## Problem to solve:
Transcribe the whole listing without a single picture.

_ _ _ _

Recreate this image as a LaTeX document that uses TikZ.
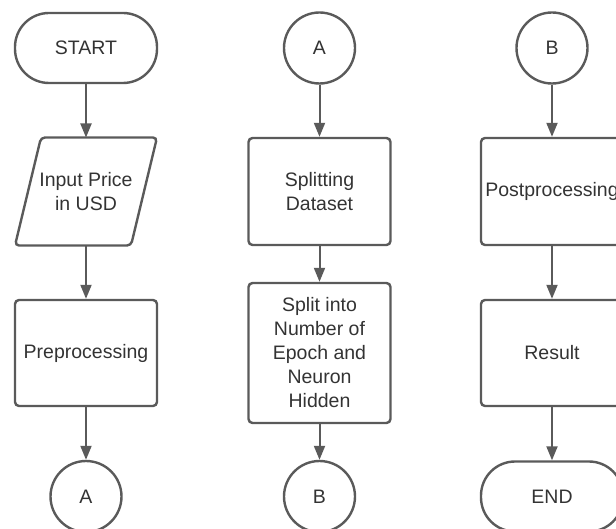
\documentclass[tikz,border=0pt]{standalone}
\usepackage{fontspec}
\setmainfont{Liberation Sans}
\usetikzlibrary{arrows.meta}
\definecolor{linegray}{HTML}{5A5A5A}
\definecolor{textgray}{HTML}{333333}
\tikzset{
  box/.style={draw=linegray, line width=2.4pt, text=textgray, align=center,
    font=\fontsize{19.5}{24}\selectfont, inner sep=2pt},
  terminal/.style={box, rectangle, rounded corners=34pt, minimum width=142pt, minimum height=70pt},
  process/.style={box, rectangle, rounded corners=4pt, minimum width=142pt},
  io/.style={box, draw=none, rectangle, minimum width=142pt, minimum height=108pt, outer sep=0pt},
  outline/.style={draw=linegray, line width=2.4pt, rounded corners=4pt},
  connector/.style={box, circle, minimum size=71pt, inner sep=0pt},
  flow/.style={draw=linegray, line width=2pt, -{Triangle[length=14pt,width=11pt]}}
}
\begin{document}
\begin{tikzpicture}[x=1pt,y=-1pt]
      \useasboundingbox (0,0) rectangle (616,529);
      \clip (0,0) rectangle (616,529);
      % first column
      \node[terminal] (start) at (86,48) {START};
      \node[io] (input) at (86,191.5) {Input Price\\in USD};
      \draw[outline] ([xshift=26pt]input.north west) -- (input.north east)
        -- ([xshift=-26pt]input.south east) -- (input.south west) -- cycle;
      \node[process, minimum height=106pt] (prep) at (86,353) {Preprocessing};
      \node[connector] (outA) at (86,496.5) {A};
      % second column
      \node[connector] (inA) at (319.5,48) {A};
      \node[process, minimum height=107pt] (split) at (319.5,191.5) {Splitting\\Dataset};
      \node[process, minimum height=140pt] (epoch) at (319.5,353) {Split into\\Number of\\Epoch and\\Neuron\\Hidden};
      \node[connector] (outB) at (319.5,496.5) {B};
      % third column
      \node[connector] (inB) at (552,48) {B};
      \node[process, minimum height=107pt] (post) at (552,191.5) {Postprocessing};
      \node[process, minimum height=106pt] (result) at (552,353) {Result};
      \node[terminal] (end) at (552,496.5) {END};
      \begin{scope}[flow]
        \draw (start) to (input);
        \draw (input) to (prep);
        \draw (prep) to (outA);
        \draw (inA) to (split);
        \draw (split) to (epoch);
        \draw (epoch) to (outB);
        \draw (inB) to (post);
        \draw (post) to (result);
        \draw (result) to (end);
      \end{scope}
    \end{tikzpicture}
\end{document}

_ _ _ _

## Answer in full:
Recreate this image as a LaTeX document that uses TikZ.
\documentclass[tikz,border=0pt]{standalone}
\usepackage{fontspec}
\setmainfont{Liberation Sans}
\usetikzlibrary{arrows.meta}
\definecolor{linegray}{HTML}{5A5A5A}
\definecolor{textgray}{HTML}{333333}
\tikzset{
  box/.style={draw=linegray, line width=2.4pt, text=textgray, align=center,
    font=\fontsize{19.5}{24}\selectfont, inner sep=2pt},
  terminal/.style={box, rectangle, rounded corners=34pt, minimum width=142pt, minimum height=70pt},
  process/.style={box, rectangle, rounded corners=4pt, minimum width=142pt},
  io/.style={box, draw=none, rectangle, minimum width=142pt, minimum height=108pt, outer sep=0pt},
  outline/.style={draw=linegray, line width=2.4pt, rounded corners=4pt},
  connector/.style={box, circle, minimum size=71pt, inner sep=0pt},
  flow/.style={draw=linegray, line width=2pt, -{Triangle[length=14pt,width=11pt]}}
}
\begin{document}
\begin{tikzpicture}[x=1pt,y=-1pt]
      \useasboundingbox (0,0) rectangle (616,529);
      \clip (0,0) rectangle (616,529);
      % first column
      \node[terminal] (start) at (86,48) {START};
      \node[io] (input) at (86,191.5) {Input Price\\in USD};
      \draw[outline] ([xshift=26pt]input.north west) -- (input.north east)
        -- ([xshift=-26pt]input.south east) -- (input.south west) -- cycle;
      \node[process, minimum height=106pt] (prep) at (86,353) {Preprocessing};
      \node[connector] (outA) at (86,496.5) {A};
      % second column
      \node[connector] (inA) at (319.5,48) {A};
      \node[process, minimum height=107pt] (split) at (319.5,191.5) {Splitting\\Dataset};
      \node[process, minimum height=140pt] (epoch) at (319.5,353) {Split into\\Number of\\Epoch and\\Neuron\\Hidden};
      \node[connector] (outB) at (319.5,496.5) {B};
      % third column
      \node[connector] (inB) at (552,48) {B};
      \node[process, minimum height=107pt] (post) at (552,191.5) {Postprocessing};
      \node[process, minimum height=106pt] (result) at (552,353) {Result};
      \node[terminal] (end) at (552,496.5) {END};
      \begin{scope}[flow]
        \draw (start) to (input);
        \draw (input) to (prep);
        \draw (prep) to (outA);
        \draw (inA) to (split);
        \draw (split) to (epoch);
        \draw (epoch) to (outB);
        \draw (inB) to (post);
        \draw (post) to (result);
        \draw (result) to (end);
      \end{scope}
    \end{tikzpicture}
\end{document}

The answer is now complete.